UPDATED: Tue., May 23, 2017

Spokane lawmakers have extended a moratorium on demolishing homes in Browne’s Addition as part of a move to preserve historic neighborhoods.

The Spokane City Council also voted Monday to stop billboards from going up in neighborhood centers.

Both measures were six-month extensions of previous council actions that arose last fall amid outcry when a historic home was razed in Browne’s Addition.

The sponsors of the moratoriums, City Councilwomen Lori Kinnear and Amber Waldref, said the specific bans will give city staff time to develop changes to the ways the city permits demolition and approves signs around town.

“We haven’t looked at the demolition ordinance in years,” said Kinnear, who brought her proposal forward after residents of Spokane’s oldest neighborhood raised concerns about construction of a new apartment building near Coeur d’Alene Park that required demolition of an existing house.

Several Browne’s Addition residents testified in favor of an extension of the moratorium Monday night, saying it will give them time to seek classification as a historical district within the city.

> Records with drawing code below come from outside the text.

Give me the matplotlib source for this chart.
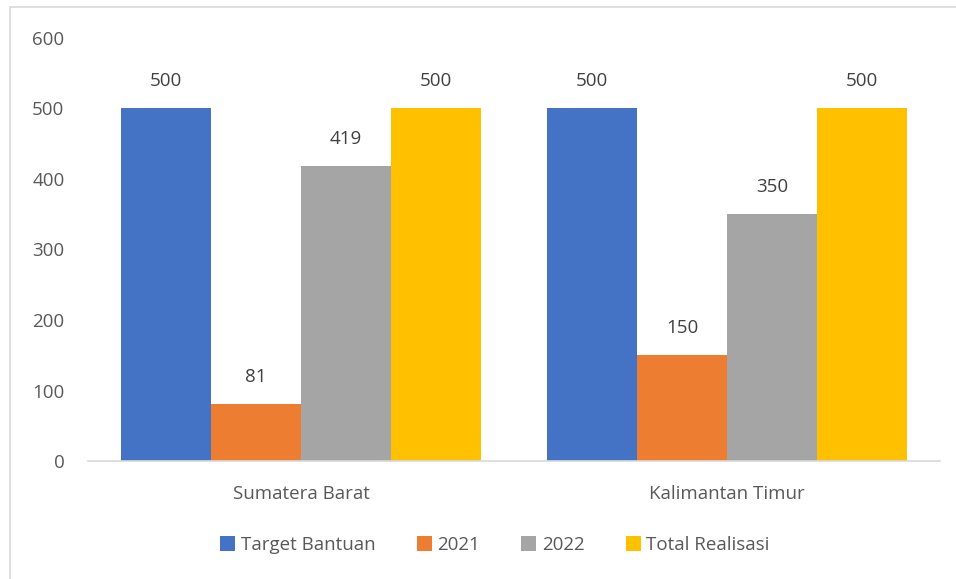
import matplotlib
matplotlib.use("Agg")
import matplotlib.pyplot as plt
import numpy as np
from matplotlib.patches import Rectangle

categories = ["Sumatera Barat", "Kalimantan Timur"]
series_names = ["Target Bantuan", "2021", "2022", "Total Realisasi"]
target = [500, 500]
y2021 = [81, 150]
y2022 = [419, 350]
total = [500, 500]
series_values = [target, y2021, y2022, total]
colors = ["#4472C4", "#ED7D31", "#A5A5A5", "#FFC000"]
yticks = [0, 100, 200, 300, 400, 500, 600]

plt.rcParams['font.family'] = ['Open Sans', 'DejaVu Sans']
text_color = "#595959"
fs = 13.5

fig = plt.figure(figsize=(9.56, 5.79), dpi=100)
ax = fig.add_axes([88/956, 1-461/579, (940-88)/956, (461-38)/579])

x = np.arange(len(categories))
w = 90/426
offsets = (np.arange(4) - 1.5) * w
for i, (name, vals, c) in enumerate(zip(series_names, series_values, colors)):
    bars = ax.bar(x + offsets[i], vals, width=w, color=c, label=name)
    for b, v in zip(bars, vals):
        ax.annotate(str(v), (b.get_x() + b.get_width()/2, v), xytext=(0, 13),
                    textcoords="offset points", ha="center", va="bottom",
                    fontsize=fs, color="#404040")

ax.set_xlim(-0.5, 1.5)
ax.set_ylim(0, 600)
ax.set_yticks(yticks)
ax.set_xticks(x)
ax.set_xticklabels(categories)
ax.tick_params(axis='both', length=0, labelsize=fs, labelcolor=text_color)
ax.tick_params(axis='y', pad=17)
ax.tick_params(axis='x', pad=17)
for s in ["top", "right", "left"]:
    ax.spines[s].set_visible(False)
ax.spines["bottom"].set_color("#D9D9D9")
ax.spines["bottom"].set_linewidth(1.2)

leg = fig.legend(loc="center", bbox_to_anchor=(495/956, 1-545/579), ncol=4,
                 frameon=False, fontsize=fs, handlelength=0.8, handleheight=0.8,
                 handletextpad=0.3, columnspacing=2.2, labelcolor=text_color)

fig.patches.append(Rectangle((10/956, -0.1), 1.0, 1-7/579+0.1, transform=fig.transFigure,
                             fill=False, edgecolor="#D9D9D9", linewidth=1.2))

fig.savefig("out.png", dpi=100)
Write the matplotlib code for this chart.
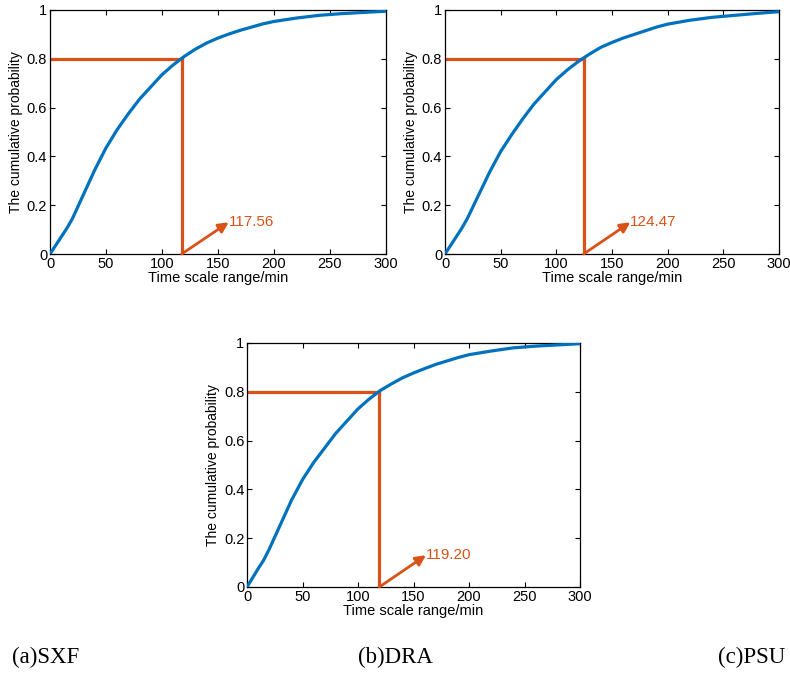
import matplotlib
matplotlib.use("Agg")
import matplotlib.pyplot as plt

plt.rcParams['font.family'] = ['Liberation Sans', 'DejaVu Sans']

time_min = [0, 10, 15, 20, 30, 40, 50, 60, 70, 80, 90, 100, 110, 120, 130, 140, 150,
            160, 170, 180, 190, 200, 220, 240, 260, 280, 300]
prob_sxf = [0, 0.07, 0.105, 0.145, 0.245, 0.345, 0.435, 0.51, 0.575, 0.635, 0.685, 0.735,
            0.775, 0.81, 0.84, 0.865, 0.885, 0.902, 0.917, 0.93, 0.943, 0.953, 0.967,
            0.978, 0.985, 0.99, 0.995]
prob_dra = [0, 0.07, 0.105, 0.145, 0.24, 0.335, 0.42, 0.49, 0.555, 0.615, 0.665, 0.715,
            0.755, 0.79, 0.82, 0.847, 0.867, 0.885, 0.9, 0.915, 0.93, 0.942, 0.958,
            0.97, 0.978, 0.986, 0.993]
prob_psu = [0, 0.075, 0.11, 0.155, 0.255, 0.355, 0.44, 0.51, 0.57, 0.63, 0.68, 0.73,
            0.77, 0.805, 0.832, 0.857, 0.877, 0.895, 0.912, 0.926, 0.94, 0.952, 0.967,
            0.98, 0.987, 0.992, 0.997]
thresholds = [117.56, 124.47, 119.20]
threshold_labels = ["117.56", "124.47", "119.20"]
level = 0.8
captions = ["(a)SXF", "(b)DRA", "(c)PSU"]

x_ticks = [0, 50, 100, 150, 200, 250, 300]
y_ticks = [0, 0.2, 0.4, 0.6, 0.8, 1.0]
y_ticklabels = ["0", "0.2", "0.4", "0.6", "0.8", "1"]

BLUE = "#0072BD"
ORANGE = "#D95319"

fig = plt.figure(figsize=(7.9, 6.75), dpi=100)
positions = [
    [0.0633, 0.6237, 0.4253, 0.3615],
    [0.5633, 0.6237, 0.4228, 0.3615],
    [0.3127, 0.1304, 0.4215, 0.3615],
]
series = [prob_sxf, prob_dra, prob_psu]

for pos, probs, thr, lab in zip(positions, series, thresholds, threshold_labels):
    ax = fig.add_axes(pos)
    ax.plot(time_min, probs, color=BLUE, lw=2.3, solid_capstyle='round',
            solid_joinstyle='round', zorder=3)
    ax.plot([0, thr], [level, level], color=ORANGE, lw=2.3, zorder=2)
    ax.plot([thr, thr], [level, 0], color=ORANGE, lw=2.3, zorder=2)
    ax.annotate("", xy=(thr + 42, 0.13), xytext=(thr, 0),
                arrowprops=dict(arrowstyle="-|>,head_length=0.6,head_width=0.3",
                                color=ORANGE, lw=2.0, shrinkA=0, shrinkB=0))
    ax.text(thr + 42, 0.133, lab, color=ORANGE, fontsize=11, va='center', ha='left')
    ax.set_xlim(0, 300)
    ax.set_ylim(0, 1)
    ax.set_xticks(x_ticks)
    ax.set_yticks(y_ticks)
    ax.set_yticklabels(y_ticklabels)
    ax.tick_params(direction='in', top=True, right=True, length=3.5, width=0.8,
                   labelsize=10.5, pad=2, colors='black')
    for s in ax.spines.values():
        s.set_linewidth(0.9)
    ax.set_xlabel("Time scale range/min", fontsize=10.5, labelpad=0)
    ax.set_ylabel("The cumulative probability", fontsize=10, labelpad=3)

cap_x = [12, 358, 718]
for cx, cap in zip(cap_x, captions):
    fig.text(cx / 790, 1 - 657 / 675, cap, fontsize=16.5,
             family=['Liberation Serif', 'DejaVu Serif'], va='center', ha='left')

fig.savefig("out.png", dpi=100, facecolor='white')
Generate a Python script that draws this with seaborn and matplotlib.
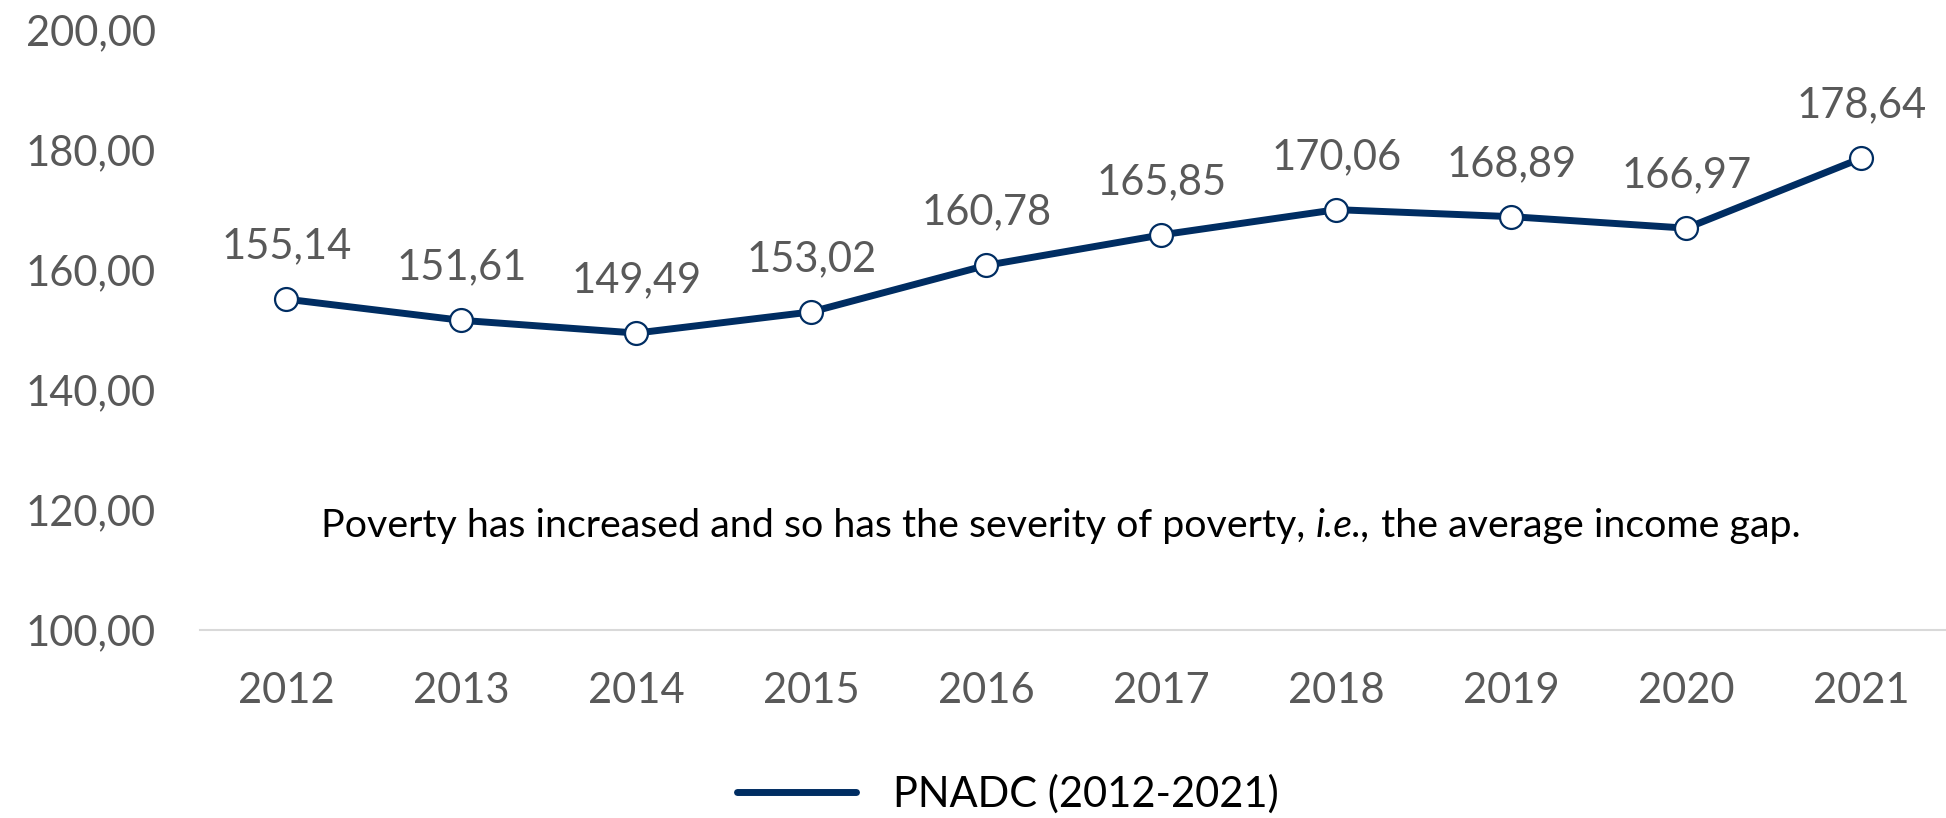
import matplotlib
matplotlib.use("Agg")
import matplotlib.pyplot as plt
import seaborn as sns
import pandas as pd
from matplotlib.lines import Line2D

years = ["2012", "2013", "2014", "2015", "2016", "2017", "2018", "2019", "2020", "2021"]
values = [155.14, 151.61, 149.49, 153.02, 160.78, 165.85, 170.06, 168.89, 166.97, 178.64]
yticks = [100, 120, 140, 160, 180, 200]
series_name = "PNADC (2012-2021)"
note_parts = [("Poverty has increased and so has the severity of poverty, ", "normal"),
              ("i.e.,", "italic"),
              (" the average income gap.", "normal")]

sns.set_theme(style="white")
plt.rcParams['font.family'] = ['Lato', 'DejaVu Sans']

navy = "#002D62"
gray = "#595959"

df = pd.DataFrame({"year": years, "value": values})
df["x"] = range(len(years))

fig = plt.figure(figsize=(19.46, 8.18), dpi=100)
ax = fig.add_axes([200/1946, (818-630)/818, 1 - 200/1946, 600/818])

sns.lineplot(data=df, x="x", y="value", ax=ax, color=navy, linewidth=5,
             marker="o", markersize=16.5, markerfacecolor="white",
             markeredgecolor=navy, markeredgewidth=1.6, legend=False)

for xi, v in zip(df["x"], values):
    ax.annotate(f"{v:.2f}".replace(".", ","), (xi, v), xytext=(0, 38),
                textcoords="offset points", ha="center", va="center",
                fontsize=30, color=gray)

ax.set_ylim(100, 200)
ax.set_xlim(-0.494, 9.483)
ax.set_yticks(yticks)
ax.set_yticklabels([f"{t:.2f}".replace(".", ",") for t in yticks])
ax.set_xticks(range(len(years)))
ax.set_xticklabels(years)
ax.tick_params(axis="both", length=0, labelsize=30, labelcolor=gray)
ax.tick_params(axis="y", pad=32)
ax.tick_params(axis="x", pad=30)
for s in ["top", "right", "left"]:
    ax.spines[s].set_visible(False)
ax.spines["bottom"].set_color("#D9D9D9")
ax.spines["bottom"].set_linewidth(1.5)
ax.set_xlabel("")
ax.set_ylabel("")
ax.grid(False)

# note text, built from chained pieces so "i.e.," can be italic
fig.canvas.draw()
r = fig.canvas.get_renderer()


def place_note(fs):
    prev = ax.text(0, 0.155, note_parts[0][0], transform=ax.transAxes, ha="left",
                   va="baseline", fontsize=fs, color="black", style=note_parts[0][1])
    pieces = [prev]
    for txt, st in note_parts[1:]:
        prev = ax.annotate(txt, xy=(1, 0), xycoords=prev, xytext=(0, 0),
                           textcoords="offset points", ha="left", va="bottom",
                           fontsize=fs, color="black", style=st)
        pieces.append(prev)
    fig.canvas.draw()
    w = pieces[-1].get_window_extent(r).x1 - pieces[0].get_window_extent(r).x0
    return pieces, w


target_width = 1482
pieces, w = place_note(25)
fs = 25 * target_width / w
for p in pieces:
    p.remove()
pieces, w = place_note(fs)
center_px = 1061
ax_bbox = ax.get_window_extent(r)
pieces[0].set_x((center_px - w / 2 - ax_bbox.x0) / ax_bbox.width)

handle = Line2D([], [], color=navy, linewidth=5)
fig.legend([handle], [series_name], loc="center", bbox_to_anchor=(1008/1946, 1 - 794/818),
           frameon=False, fontsize=30, handlelength=2.85, handletextpad=0.9,
           labelcolor="black")

fig.savefig("out.png", dpi=100)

Waldref’s proposal was made due to an exemption in the city’s laws governing signs that permits the movement of billboards if they’ve been displaced by a public works project. Waldref said that’s the only way a billboard can be moved within city limits, following revisions to city codes more than a decade ago.

“I think we need to review if it’s necessary,” Waldref said of the exemption. “It’s been used so infrequently.”

Recent requests to move billboards onto portions of Market Street in the center of the Hillyard neighborhood prompted Waldref’s request. City Planning Director Lisa Key laid out a plan to the council to review other portions of the city’s codes on signs by the end of the moratorium, which is now scheduled to expire in November.

Waldref said she wasn’t necessarily opposed to the ability to move billboards, but questioned if relocation should be permitted in historic districts or places with heavy pedestrian traffic.

“This is a weird little exception. We’re going to review it and get feedback from the community,” she said.